## Description of the task
Filter for the word "code" and keep each matching line.

--- START OF Information shown ---

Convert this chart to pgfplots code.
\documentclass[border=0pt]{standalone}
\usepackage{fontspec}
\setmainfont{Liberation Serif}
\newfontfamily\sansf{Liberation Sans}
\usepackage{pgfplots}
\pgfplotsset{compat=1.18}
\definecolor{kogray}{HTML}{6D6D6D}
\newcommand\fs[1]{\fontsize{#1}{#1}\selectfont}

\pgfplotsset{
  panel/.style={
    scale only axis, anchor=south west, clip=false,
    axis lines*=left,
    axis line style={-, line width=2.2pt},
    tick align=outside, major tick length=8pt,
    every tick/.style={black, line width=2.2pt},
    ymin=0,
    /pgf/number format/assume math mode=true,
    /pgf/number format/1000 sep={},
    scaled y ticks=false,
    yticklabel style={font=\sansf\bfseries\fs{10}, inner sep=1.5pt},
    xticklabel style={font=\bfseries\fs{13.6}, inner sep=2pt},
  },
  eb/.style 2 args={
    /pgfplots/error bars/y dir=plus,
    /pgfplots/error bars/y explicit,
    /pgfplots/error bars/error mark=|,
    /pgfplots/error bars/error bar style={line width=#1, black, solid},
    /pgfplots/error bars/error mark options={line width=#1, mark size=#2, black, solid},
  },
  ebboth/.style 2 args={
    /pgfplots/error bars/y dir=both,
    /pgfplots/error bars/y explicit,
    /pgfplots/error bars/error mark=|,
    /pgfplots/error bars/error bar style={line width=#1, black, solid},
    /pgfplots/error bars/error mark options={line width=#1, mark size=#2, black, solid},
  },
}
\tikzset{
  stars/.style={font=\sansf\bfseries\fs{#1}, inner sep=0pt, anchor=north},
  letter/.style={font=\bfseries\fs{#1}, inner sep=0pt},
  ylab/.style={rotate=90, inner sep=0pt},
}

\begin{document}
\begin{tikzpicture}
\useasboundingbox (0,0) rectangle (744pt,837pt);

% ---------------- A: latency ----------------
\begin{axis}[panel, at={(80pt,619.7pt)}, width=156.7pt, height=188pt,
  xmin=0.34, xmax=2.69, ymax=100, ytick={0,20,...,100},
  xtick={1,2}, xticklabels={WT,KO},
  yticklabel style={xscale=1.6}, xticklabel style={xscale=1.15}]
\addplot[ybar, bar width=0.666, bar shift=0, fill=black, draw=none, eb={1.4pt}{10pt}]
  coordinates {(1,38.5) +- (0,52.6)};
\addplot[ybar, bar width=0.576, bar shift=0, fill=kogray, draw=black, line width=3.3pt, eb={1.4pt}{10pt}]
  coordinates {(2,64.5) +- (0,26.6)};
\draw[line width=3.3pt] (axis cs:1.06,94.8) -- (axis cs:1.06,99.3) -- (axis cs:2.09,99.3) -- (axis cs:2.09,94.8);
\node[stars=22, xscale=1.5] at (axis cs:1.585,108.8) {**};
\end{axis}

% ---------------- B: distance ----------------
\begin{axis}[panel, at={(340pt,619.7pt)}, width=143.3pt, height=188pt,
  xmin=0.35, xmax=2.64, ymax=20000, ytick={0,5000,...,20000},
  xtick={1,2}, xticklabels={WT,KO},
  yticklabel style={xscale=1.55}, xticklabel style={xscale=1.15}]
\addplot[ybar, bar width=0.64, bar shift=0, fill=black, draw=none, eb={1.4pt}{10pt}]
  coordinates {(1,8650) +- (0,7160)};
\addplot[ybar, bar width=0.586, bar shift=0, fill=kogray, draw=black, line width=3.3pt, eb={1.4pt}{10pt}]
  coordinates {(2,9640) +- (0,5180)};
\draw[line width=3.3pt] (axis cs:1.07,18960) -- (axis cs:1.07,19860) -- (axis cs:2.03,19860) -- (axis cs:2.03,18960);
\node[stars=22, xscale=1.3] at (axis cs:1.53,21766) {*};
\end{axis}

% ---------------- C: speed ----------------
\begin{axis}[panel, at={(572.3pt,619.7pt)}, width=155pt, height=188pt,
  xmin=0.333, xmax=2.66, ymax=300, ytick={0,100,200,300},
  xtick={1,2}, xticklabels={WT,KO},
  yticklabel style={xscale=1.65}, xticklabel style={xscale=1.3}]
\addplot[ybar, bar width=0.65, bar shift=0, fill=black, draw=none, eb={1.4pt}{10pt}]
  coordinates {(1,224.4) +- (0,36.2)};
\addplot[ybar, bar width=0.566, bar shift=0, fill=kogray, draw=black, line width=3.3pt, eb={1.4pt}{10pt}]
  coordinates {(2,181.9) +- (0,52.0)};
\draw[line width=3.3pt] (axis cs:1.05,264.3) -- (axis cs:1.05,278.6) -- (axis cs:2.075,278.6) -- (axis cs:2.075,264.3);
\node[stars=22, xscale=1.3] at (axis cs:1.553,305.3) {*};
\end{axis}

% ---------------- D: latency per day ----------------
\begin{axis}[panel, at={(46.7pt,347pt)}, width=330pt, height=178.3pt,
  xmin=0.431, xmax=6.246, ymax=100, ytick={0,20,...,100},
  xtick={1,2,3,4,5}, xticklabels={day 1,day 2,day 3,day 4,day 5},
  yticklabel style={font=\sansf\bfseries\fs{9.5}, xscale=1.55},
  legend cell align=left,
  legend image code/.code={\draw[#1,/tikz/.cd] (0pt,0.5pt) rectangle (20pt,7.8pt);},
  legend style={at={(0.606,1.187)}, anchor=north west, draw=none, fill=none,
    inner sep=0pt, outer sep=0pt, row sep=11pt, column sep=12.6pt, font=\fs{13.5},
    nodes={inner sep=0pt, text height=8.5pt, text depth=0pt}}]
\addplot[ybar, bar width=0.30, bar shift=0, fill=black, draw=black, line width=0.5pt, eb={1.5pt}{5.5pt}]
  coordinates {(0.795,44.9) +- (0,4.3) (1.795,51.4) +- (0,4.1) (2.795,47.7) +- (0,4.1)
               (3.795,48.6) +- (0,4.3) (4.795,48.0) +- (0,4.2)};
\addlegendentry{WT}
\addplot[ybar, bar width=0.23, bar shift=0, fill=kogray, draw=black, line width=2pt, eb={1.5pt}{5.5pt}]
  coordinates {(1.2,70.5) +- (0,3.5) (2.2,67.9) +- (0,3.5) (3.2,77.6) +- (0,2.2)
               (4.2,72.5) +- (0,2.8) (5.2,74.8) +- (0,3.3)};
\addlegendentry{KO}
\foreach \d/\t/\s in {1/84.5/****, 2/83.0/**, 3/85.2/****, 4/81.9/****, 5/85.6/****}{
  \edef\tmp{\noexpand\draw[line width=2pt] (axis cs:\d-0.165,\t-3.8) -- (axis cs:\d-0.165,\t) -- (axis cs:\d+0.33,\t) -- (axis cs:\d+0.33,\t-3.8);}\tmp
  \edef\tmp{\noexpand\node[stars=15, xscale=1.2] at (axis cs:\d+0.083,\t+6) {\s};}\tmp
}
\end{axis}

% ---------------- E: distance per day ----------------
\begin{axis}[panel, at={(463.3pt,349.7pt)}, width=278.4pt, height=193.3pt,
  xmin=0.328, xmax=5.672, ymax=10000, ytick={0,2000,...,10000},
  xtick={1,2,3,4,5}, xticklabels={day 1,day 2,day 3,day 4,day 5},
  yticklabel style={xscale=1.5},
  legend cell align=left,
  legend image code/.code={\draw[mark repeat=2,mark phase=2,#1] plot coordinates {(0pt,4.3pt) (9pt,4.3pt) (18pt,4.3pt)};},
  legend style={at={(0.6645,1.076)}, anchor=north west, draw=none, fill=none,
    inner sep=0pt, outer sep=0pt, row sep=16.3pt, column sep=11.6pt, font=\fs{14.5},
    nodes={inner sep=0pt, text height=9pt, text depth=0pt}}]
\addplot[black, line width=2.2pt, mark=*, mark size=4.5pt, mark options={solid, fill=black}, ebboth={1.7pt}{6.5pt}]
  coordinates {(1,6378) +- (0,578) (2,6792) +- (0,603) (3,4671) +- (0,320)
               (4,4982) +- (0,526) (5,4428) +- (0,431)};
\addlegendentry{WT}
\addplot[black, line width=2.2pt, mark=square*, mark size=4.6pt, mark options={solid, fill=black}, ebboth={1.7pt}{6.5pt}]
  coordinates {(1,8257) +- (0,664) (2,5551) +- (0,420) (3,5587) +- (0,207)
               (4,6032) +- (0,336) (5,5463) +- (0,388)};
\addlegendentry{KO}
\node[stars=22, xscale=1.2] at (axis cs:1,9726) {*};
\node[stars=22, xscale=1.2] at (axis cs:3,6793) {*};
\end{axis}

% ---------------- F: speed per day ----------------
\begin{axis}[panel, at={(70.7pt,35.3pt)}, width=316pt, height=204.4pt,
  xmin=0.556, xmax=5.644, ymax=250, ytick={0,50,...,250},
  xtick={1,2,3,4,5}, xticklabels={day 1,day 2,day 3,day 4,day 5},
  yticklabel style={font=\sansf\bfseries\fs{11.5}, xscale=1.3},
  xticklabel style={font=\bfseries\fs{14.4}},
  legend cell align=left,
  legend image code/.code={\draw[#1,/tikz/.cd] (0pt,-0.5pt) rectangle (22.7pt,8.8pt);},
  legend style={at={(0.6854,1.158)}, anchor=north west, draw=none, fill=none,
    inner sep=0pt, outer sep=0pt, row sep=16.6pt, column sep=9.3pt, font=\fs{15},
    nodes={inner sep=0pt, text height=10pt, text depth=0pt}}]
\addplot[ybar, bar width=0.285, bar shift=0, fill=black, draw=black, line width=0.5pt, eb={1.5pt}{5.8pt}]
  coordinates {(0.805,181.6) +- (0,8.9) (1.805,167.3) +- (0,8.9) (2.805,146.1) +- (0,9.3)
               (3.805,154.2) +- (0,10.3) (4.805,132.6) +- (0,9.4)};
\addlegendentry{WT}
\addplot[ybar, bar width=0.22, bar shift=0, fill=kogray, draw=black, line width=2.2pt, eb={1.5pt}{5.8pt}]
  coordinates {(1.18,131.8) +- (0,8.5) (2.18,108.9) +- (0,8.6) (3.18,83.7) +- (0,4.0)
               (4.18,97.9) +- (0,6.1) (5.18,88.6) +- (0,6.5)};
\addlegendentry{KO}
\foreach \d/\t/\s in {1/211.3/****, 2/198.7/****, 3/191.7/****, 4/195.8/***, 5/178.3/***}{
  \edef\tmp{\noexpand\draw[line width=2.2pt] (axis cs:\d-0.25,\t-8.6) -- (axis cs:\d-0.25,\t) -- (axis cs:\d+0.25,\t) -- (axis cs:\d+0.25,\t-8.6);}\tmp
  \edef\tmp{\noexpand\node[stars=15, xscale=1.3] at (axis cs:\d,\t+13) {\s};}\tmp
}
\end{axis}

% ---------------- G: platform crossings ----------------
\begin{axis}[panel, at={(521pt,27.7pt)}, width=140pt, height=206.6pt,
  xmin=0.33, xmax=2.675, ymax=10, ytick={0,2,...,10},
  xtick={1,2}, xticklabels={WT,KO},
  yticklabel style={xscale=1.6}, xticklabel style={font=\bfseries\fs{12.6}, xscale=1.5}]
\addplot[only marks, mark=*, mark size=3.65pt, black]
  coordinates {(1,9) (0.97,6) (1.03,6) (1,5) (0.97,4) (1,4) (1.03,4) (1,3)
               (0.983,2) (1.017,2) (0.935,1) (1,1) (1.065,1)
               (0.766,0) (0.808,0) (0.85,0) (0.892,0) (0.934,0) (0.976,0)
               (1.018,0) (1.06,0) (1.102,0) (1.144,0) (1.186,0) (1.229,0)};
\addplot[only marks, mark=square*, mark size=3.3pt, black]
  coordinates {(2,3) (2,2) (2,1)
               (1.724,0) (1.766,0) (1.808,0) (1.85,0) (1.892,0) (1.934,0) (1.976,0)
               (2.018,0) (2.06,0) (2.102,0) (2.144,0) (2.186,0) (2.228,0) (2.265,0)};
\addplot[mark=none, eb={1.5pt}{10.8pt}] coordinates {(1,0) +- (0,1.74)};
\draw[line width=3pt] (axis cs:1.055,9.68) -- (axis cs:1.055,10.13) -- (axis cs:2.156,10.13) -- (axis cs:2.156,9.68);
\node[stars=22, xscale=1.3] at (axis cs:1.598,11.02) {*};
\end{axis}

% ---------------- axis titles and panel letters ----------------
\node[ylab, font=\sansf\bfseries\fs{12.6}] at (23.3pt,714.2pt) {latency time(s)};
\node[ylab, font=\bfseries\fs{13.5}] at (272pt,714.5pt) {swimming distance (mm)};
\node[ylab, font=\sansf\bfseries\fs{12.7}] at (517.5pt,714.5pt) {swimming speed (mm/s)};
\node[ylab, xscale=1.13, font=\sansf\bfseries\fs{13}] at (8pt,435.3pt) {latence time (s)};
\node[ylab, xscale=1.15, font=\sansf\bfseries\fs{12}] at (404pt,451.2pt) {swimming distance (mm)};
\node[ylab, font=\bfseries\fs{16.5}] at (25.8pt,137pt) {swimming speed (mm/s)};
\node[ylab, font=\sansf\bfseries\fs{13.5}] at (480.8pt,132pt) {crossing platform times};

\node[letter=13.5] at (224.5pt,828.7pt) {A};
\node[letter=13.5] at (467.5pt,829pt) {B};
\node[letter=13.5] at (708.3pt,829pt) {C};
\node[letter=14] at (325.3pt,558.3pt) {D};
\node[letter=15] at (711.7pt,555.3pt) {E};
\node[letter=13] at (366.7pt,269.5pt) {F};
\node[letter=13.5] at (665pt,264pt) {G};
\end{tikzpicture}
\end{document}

--- END OF Information shown ---

## Final result
Convert this chart to pgfplots code.
  legend image code/.code={\draw[#1,/tikz/.cd] (0pt,0.5pt) rectangle (20pt,7.8pt);},
  legend image code/.code={\draw[mark repeat=2,mark phase=2,#1] plot coordinates {(0pt,4.3pt) (9pt,4.3pt) (18pt,4.3pt)};},
  legend image code/.code={\draw[#1,/tikz/.cd] (0pt,-0.5pt) rectangle (22.7pt,8.8pt);},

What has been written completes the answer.